Sobre o processo criativo de criar um menu para uma ocasião de gala, Bárbara diz que é o resultado de uma construção diária. “Pesquiso e produzo muito até eleger o cardápio. Gosto de uma mistura contemporânea. Me envolvo até na escolha da louça”.Entre uma redução de vinho diária e um plat du jour, a chef aprendeu diversas técnicas, como confitar, manipular o foie gras e limpar uma terrina. Ela elenca outros momentos importantes nesses últimos três anos: “Conhecer o premiado chef francês Alain Ducasse e viajar para a França, onde pude estagiar numa cozinha em Paris, a convite da embaixada”.
Fromage e baguette
“A França é o berço da gastronomia ocidental, e uma das oportunidades que tenho é trabalhar com técnicas francesas e insumos brasileiros. Gosto muito de usar uma base francesa e criar releituras de pratos tradicionais com matéria-prima nossa.
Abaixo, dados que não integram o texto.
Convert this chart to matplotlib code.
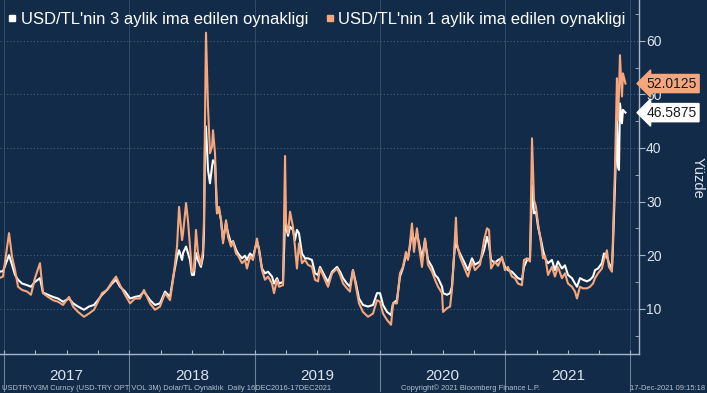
import matplotlib
matplotlib.use('Agg')
import matplotlib.pyplot as plt
from matplotlib.lines import Line2D
import matplotlib.transforms as mtransforms


BG = '#112b48'
ORANGE = '#f5a67c'
WHITE = '#ffffff'
TXT = '#dde4ec'
GRID = '#4a6079'

# time in decimal years, shared by both series
t_year = [
    2016.962, 2016.992, 2017.040, 2017.064, 2017.088, 2017.112, 2017.144, 2017.184,
    2017.215, 2017.247, 2017.287, 2017.311, 2017.351, 2017.391, 2017.431, 2017.471,
    2017.519, 2017.551, 2017.591, 2017.638, 2017.678, 2017.718, 2017.750, 2017.782,
    2017.822, 2017.862, 2017.894, 2017.926, 2017.966, 2018.006, 2018.045, 2018.085,
    2018.117, 2018.165, 2018.205, 2018.245, 2018.285, 2018.325, 2018.349, 2018.381,
    2018.397, 2018.421, 2018.429, 2018.453, 2018.468, 2018.484, 2018.500, 2018.516,
    2018.532, 2018.548, 2018.572, 2018.588, 2018.596, 2018.604, 2018.612, 2018.628,
    2018.644, 2018.660, 2018.668, 2018.684, 2018.700, 2018.716, 2018.732, 2018.748,
    2018.772, 2018.788, 2018.812, 2018.828, 2018.852, 2018.868, 2018.899, 2018.923,
    2018.939, 2018.963, 2018.987, 2019.019, 2019.035, 2019.059, 2019.083, 2019.107,
    2019.139, 2019.155, 2019.179, 2019.195, 2019.227, 2019.243, 2019.251, 2019.267,
    2019.283, 2019.306, 2019.322, 2019.338, 2019.354, 2019.378, 2019.402, 2019.426,
    2019.458, 2019.482, 2019.506, 2019.522, 2019.562, 2019.586, 2019.618, 2019.658,
    2019.682, 2019.706, 2019.737, 2019.761, 2019.785, 2019.809, 2019.833, 2019.865,
    2019.905, 2019.945, 2019.977, 2020.001, 2020.025, 2020.057, 2020.089, 2020.105,
    2020.136, 2020.160, 2020.184, 2020.208, 2020.224, 2020.240, 2020.256, 2020.272,
    2020.296, 2020.312, 2020.336, 2020.360, 2020.384, 2020.416, 2020.440, 2020.464,
    2020.496, 2020.504, 2020.536, 2020.560, 2020.575, 2020.591, 2020.607, 2020.615,
    2020.639, 2020.671, 2020.703, 2020.735, 2020.759, 2020.799, 2020.831, 2020.855,
    2020.871, 2020.887, 2020.919, 2020.943, 2020.974, 2020.998, 2021.022, 2021.054,
    2021.078, 2021.102, 2021.134, 2021.150, 2021.174, 2021.198, 2021.214, 2021.230,
    2021.246, 2021.262, 2021.286, 2021.302, 2021.318, 2021.342, 2021.373, 2021.397,
    2021.421, 2021.453, 2021.477, 2021.501, 2021.533, 2021.557, 2021.573, 2021.597,
    2021.621, 2021.653, 2021.677, 2021.701, 2021.717, 2021.741, 2021.772, 2021.788,
    2021.812, 2021.828, 2021.852, 2021.860, 2021.876, 2021.892, 2021.900, 2021.908,
    2021.916, 2021.932, 2021.940, 2021.960,
]

# 1 month implied vol (orange)
vol_1m = [
    15.7, 16.0, 24.1, 19.7, 17.2, 14.1, 13.5, 13.2,
    12.6, 15.7, 18.5, 12.9, 12.2, 11.6, 11.3, 10.7,
    12.2, 10.4, 9.4, 8.5, 9.1, 9.8, 11.3, 12.9,
    13.5, 15.0, 16.0, 14.4, 12.6, 11.0, 11.9, 11.9,
    13.5, 11.0, 9.8, 10.4, 12.9, 11.6, 15.4, 21.6,
    29.0, 22.8, 24.1, 29.7, 26.5, 21.6, 16.9, 17.2,
    24.7, 20.4, 18.2, 20.9, 26.5, 45.2, 61.5, 47.7,
    39.0, 40.2, 43.3, 39.0, 27.8, 29.0, 26.5, 22.2,
    26.5, 23.4, 21.6, 22.5, 20.3, 19.9, 18.5, 19.1,
    17.5, 19.7, 19.1, 23.1, 20.9, 17.2, 15.4, 16.0,
    14.7, 12.9, 15.4, 14.1, 14.4, 38.5, 26.0, 24.1,
    28.1, 25.3, 21.6, 17.5, 22.2, 18.5, 19.1, 18.2,
    17.8, 15.4, 15.1, 17.5, 15.4, 14.1, 16.6, 17.5,
    16.3, 14.7, 13.8, 13.2, 17.2, 14.1, 11.0, 9.4,
    8.5, 9.1, 11.6, 11.3, 9.1, 7.9, 7.0, 11.0,
    11.0, 16.6, 17.8, 20.6, 19.1, 22.2, 25.9, 20.6,
    25.0, 21.6, 17.8, 23.1, 18.2, 16.9, 15.4, 14.1,
    12.9, 9.4, 10.1, 10.4, 13.5, 19.7, 27.0, 22.2,
    19.7, 17.8, 16.0, 18.8, 17.2, 18.2, 22.8, 25.0,
    24.7, 17.5, 18.8, 18.0, 19.7, 17.2, 17.8, 16.0,
    15.7, 14.7, 14.4, 19.1, 19.4, 18.8, 41.8, 30.3,
    29.0, 25.9, 22.2, 19.4, 19.9, 16.3, 17.8, 16.0,
    17.8, 15.7, 16.6, 14.7, 14.1, 13.2, 11.9, 14.1,
    13.8, 13.8, 14.1, 14.7, 15.7, 16.6, 17.5, 19.1,
    20.9, 17.8, 16.9, 23.4, 35.9, 53.0, 45.2, 50.0,
    57.3, 49.6, 53.9, 52.0125,
]

# 3 month implied vol (white)
vol_3m = [
    16.9, 17.0, 20.0, 18.2, 16.3, 15.4, 14.7, 14.4,
    14.1, 15.0, 15.7, 13.0, 12.6, 12.2, 11.9, 11.3,
    11.9, 11.0, 10.4, 9.8, 10.4, 10.7, 11.6, 12.6,
    13.5, 14.7, 15.4, 14.1, 13.2, 11.9, 12.2, 12.4,
    13.2, 11.6, 10.7, 11.0, 13.2, 12.2, 15.7, 19.7,
    20.9, 19.1, 20.4, 21.6, 20.4, 19.1, 16.3, 16.3,
    20.4, 19.1, 17.8, 19.7, 24.1, 40.2, 44.0, 35.9,
    33.4, 36.5, 37.7, 37.1, 27.8, 28.5, 26.5, 22.8,
    26.0, 24.1, 22.2, 22.6, 21.0, 20.3, 19.4, 19.9,
    19.1, 20.3, 19.7, 22.5, 21.2, 17.5, 16.6, 16.9,
    16.0, 14.7, 15.7, 14.7, 15.0, 26.5, 25.3, 23.6,
    25.3, 24.7, 22.8, 24.7, 24.1, 20.3, 19.4, 19.4,
    19.1, 16.6, 16.3, 17.8, 16.0, 15.0, 16.9, 17.8,
    16.9, 15.7, 14.7, 14.1, 17.2, 14.7, 11.9, 10.7,
    10.4, 10.7, 12.9, 12.9, 10.7, 9.4, 8.8, 11.0,
    11.6, 16.0, 17.6, 20.0, 19.4, 21.6, 24.7, 22.2,
    24.1, 22.2, 19.4, 22.8, 19.1, 17.8, 16.3, 15.7,
    14.1, 12.9, 12.6, 12.9, 14.1, 19.4, 24.1, 21.6,
    20.3, 18.8, 17.2, 19.4, 18.2, 18.8, 20.9, 23.4,
    22.0, 19.1, 18.5, 19.1, 19.4, 17.8, 17.2, 16.9,
    16.3, 15.7, 15.4, 17.8, 19.1, 19.4, 33.0, 27.8,
    28.1, 25.3, 22.8, 20.9, 19.4, 18.5, 19.1, 17.2,
    18.8, 17.5, 18.1, 16.3, 15.7, 14.7, 14.1, 15.7,
    15.4, 15.1, 15.4, 16.0, 17.2, 17.5, 18.5, 20.3,
    19.7, 18.5, 17.5, 21.6, 32.8, 45.2, 36.5, 35.9,
    48.3, 44.6, 47.1, 46.5875,
]

years = [2017, 2018, 2019, 2020, 2021]
yticks = [10, 20, 30, 40, 50, 60]
label_3m = "USD/TL'nin 3 aylik ima edilen oynakligi"
label_1m = "USD/TL'nin 1 aylik ima edilen oynakligi"
footer_left = 'USDTRYV3M Curncy (USD-TRY OPT VOL 3M) Dolar/TL Oynaklık  Daily 16DEC2016-17DEC2021'
footer_mid = 'Copyright\u00a9 2021 Bloomberg Finance L.P.'
footer_right = '17-Dec-2021 09:15:18'

plt.rcParams['font.family'] = ['Liberation Sans', 'DejaVu Sans']

fig = plt.figure(figsize=(7.07, 3.93), dpi=100, facecolor=BG)
ax = fig.add_axes([0.0, 39 / 393, 639 / 707, 354 / 393], facecolor=BG)

ax.plot(t_year, vol_3m, color=WHITE, lw=1.5, zorder=3)
ax.plot(t_year, vol_1m, color=ORANGE, lw=1.5, zorder=4)

ax.set_xlim(2016.968, 2022.068)
ax.set_ylim(1.55, 67.6)

# axes style
for s in ['left', 'top']:
    ax.spines[s].set_visible(False)
for s in ['right', 'bottom']:
    ax.spines[s].set_color('#aab6c4')
    ax.spines[s].set_linewidth(1.0)

ax.yaxis.tick_right()
ax.set_yticks(yticks)
ax.set_yticks([5, 15, 25, 35, 45, 55, 65], minor=True)
ax.tick_params(axis='y', which='major', colors='#aab6c4', labelcolor=TXT,
               labelsize=10, length=4, direction='out', pad=1)
ax.tick_params(axis='y', which='minor', colors='#aab6c4', length=3, direction='in')
ax.grid(axis='y', which='major', color=GRID, ls=(0, (1, 2)), lw=0.8)

ax.set_xticks([y + q / 4 for y in years + [2022] for q in range(4)
               if 2016.968 < y + q / 4 < 2022.06])
ax.tick_params(axis='x', which='major', colors='#aab6c4', length=3,
               direction='in', labelbottom=False)
for y in years + [2022]:
    ax.axvline(y, color=GRID, lw=0.6, alpha=0.7, zorder=1)

# year separators and labels under the axis
trans = mtransforms.blended_transform_factory(ax.transData, ax.transAxes)
for y in years + [2022]:
    ax.plot([y, y], [0, -0.105], transform=trans, color='#6b7f96', lw=0.8,
            clip_on=False)
for y in years:
    ax.text(y + 0.5, -0.062, str(y), transform=trans, ha='center', va='center',
            color=TXT, fontsize=11)

# legend
handles = [
    Line2D([], [], ls='none', marker='s', ms=5, color=WHITE),
    Line2D([], [], ls='none', marker='s', ms=5, color=ORANGE),
]
leg = ax.legend(handles, [label_3m, label_1m], loc='upper left', ncol=2,
                frameon=False, bbox_to_anchor=(-0.004, 0.995), fontsize=12,
                handlelength=0.6, handletextpad=0.2, columnspacing=1.0,
                borderaxespad=0.2)
for txt in leg.get_texts():
    txt.set_color(WHITE)

# last value tags (they sit over the 50 label, as in the original)
ytrans = mtransforms.blended_transform_factory(ax.transAxes, ax.transData)
ax.text(1.012, vol_1m[-1], f'{vol_1m[-1]:.4f}', transform=ytrans, va='center',
        ha='left', fontsize=10, color='#1a1a1a', zorder=10,
        bbox=dict(boxstyle='larrow,pad=0.15', fc=ORANGE, ec=ORANGE))
ax.text(1.012, vol_3m[-1], f'{vol_3m[-1]:.4f}', transform=ytrans, va='center',
        ha='left', fontsize=10, color='#1a1a1a', zorder=10,
        bbox=dict(boxstyle='larrow,pad=0.15', fc=WHITE, ec=WHITE))

fig.text(698 / 707, 1 - 178 / 393, 'Yüzde', rotation=270, ha='center',
         va='center', color=TXT, fontsize=10.5)

# footer
fig.text(2 / 707, 5 / 393, footer_left, color='#b8c2cd', fontsize=5.4,
         ha='left', va='center')
fig.text(401 / 707, 5 / 393, footer_mid, color='#b8c2cd', fontsize=5.4,
         ha='left', va='center')
fig.text(705 / 707, 5 / 393, footer_right, color='#b8c2cd', fontsize=5.4,
         ha='right', va='center')

fig.savefig('out.png', dpi=100, facecolor=BG)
Também gosto de misturar influências asiáticas e abordagem europeia – por exemplo, a Trilogia de Doces Brasileiros (com beijinho de creme patissier e leite de coco) e o chutney de cajá”, afirma.
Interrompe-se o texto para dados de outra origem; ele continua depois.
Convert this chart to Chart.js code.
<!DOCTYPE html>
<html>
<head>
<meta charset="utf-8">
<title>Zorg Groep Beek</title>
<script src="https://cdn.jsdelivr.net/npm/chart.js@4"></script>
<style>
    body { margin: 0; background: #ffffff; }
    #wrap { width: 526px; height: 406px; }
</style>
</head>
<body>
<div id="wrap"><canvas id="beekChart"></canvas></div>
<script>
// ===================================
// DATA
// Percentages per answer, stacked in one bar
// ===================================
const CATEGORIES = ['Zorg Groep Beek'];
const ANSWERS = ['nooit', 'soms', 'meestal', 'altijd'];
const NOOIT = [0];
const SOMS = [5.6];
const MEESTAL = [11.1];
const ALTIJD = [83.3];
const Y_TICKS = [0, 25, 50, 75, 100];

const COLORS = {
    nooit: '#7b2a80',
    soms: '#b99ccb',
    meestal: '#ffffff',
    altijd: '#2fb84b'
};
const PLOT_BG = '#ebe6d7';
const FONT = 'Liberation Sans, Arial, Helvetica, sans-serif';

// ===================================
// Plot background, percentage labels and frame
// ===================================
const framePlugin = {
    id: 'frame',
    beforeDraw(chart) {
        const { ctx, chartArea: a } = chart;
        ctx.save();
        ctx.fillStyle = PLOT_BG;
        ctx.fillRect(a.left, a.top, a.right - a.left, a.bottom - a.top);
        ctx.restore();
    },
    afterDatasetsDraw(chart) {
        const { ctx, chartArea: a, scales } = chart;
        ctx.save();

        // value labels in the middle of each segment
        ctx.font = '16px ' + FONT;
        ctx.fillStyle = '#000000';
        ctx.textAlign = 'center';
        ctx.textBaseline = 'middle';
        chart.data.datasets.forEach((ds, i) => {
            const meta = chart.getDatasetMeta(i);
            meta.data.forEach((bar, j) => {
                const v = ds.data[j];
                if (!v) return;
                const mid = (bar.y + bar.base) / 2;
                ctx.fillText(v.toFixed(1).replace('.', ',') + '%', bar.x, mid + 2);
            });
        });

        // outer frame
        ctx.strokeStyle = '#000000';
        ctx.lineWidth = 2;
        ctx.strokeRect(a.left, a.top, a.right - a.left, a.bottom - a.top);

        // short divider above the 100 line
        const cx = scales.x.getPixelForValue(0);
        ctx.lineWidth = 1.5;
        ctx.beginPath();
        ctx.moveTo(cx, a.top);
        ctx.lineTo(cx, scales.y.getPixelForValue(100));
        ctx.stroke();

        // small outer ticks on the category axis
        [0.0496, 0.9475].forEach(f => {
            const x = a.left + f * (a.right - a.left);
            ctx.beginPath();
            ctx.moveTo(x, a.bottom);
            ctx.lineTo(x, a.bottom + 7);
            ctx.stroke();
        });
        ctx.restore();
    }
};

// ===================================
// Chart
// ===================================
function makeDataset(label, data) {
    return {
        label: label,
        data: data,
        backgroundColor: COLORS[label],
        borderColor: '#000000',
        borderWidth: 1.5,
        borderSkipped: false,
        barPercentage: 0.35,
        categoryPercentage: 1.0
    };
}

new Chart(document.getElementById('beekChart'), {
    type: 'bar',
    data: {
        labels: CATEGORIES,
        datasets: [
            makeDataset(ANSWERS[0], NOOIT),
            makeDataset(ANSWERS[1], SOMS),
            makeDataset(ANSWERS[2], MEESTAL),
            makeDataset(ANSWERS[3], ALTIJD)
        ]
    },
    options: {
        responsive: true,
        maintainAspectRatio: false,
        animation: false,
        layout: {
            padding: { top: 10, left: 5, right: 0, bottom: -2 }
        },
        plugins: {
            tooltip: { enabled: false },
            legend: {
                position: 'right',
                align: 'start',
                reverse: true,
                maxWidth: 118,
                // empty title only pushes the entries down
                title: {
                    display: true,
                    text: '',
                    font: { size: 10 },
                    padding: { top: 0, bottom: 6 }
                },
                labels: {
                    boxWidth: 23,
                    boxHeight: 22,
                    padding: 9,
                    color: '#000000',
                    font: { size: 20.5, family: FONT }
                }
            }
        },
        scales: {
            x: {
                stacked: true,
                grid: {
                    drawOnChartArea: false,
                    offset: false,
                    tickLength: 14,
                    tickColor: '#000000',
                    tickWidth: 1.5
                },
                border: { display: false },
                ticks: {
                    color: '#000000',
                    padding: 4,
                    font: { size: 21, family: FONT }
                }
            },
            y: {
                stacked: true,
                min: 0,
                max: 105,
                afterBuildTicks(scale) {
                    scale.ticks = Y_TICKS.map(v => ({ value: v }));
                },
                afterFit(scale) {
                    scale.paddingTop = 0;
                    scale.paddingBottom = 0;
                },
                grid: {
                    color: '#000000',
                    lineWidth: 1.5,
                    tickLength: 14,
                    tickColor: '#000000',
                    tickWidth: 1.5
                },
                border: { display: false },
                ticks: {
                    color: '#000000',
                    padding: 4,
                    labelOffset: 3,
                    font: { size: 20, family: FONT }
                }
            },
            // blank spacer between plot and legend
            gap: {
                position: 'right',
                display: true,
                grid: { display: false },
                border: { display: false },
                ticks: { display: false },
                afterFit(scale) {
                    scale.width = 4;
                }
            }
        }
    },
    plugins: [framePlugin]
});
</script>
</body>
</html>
Um dos privilégios do cargo, na opinião de Bárbara, é o acesso aos insumos franceses em largas quantidades. “O terroir francês se faz presente. Sempre recebemos frutos do mar, chocolates, foie gras, terrinas, queijos, pastas de amêndoas, pato confit, magret du canard e bebidas”, garante.
Conexão Brasil-França
A relação da chef com os embaixadores (ela já conviveu com três além do atual, Michel Miraillet, no posto desde setembro de 2017) é construída com curiosidade e claro, diplomacia. “Tento conhecer o gosto pessoal, a culinária típica de sua região de origem, se tem alergias ou intolerâncias e também como ele se envolve com comida – se é uma paixão, algo irrelevante ou até um elemento de valorização cultural”, revela.
E como é cozinhar para um embaixador? A chef conta que, entre as receitas favoritas do atual diplomata, estão: curry de legumes com ballotine de sobrecoxa de frango; roulade de lagostim com molho hollandaise; tartares; mousselines e saladas leves.
Não é raro esbarrar em diferenças culturais demonstradas através da culinária. “Já aconteceu de um dos convidados ser muçulmano e o menu conter carne de porco, alimento proibido no Islã. Driblamos a situação com rapidez na cozinha”.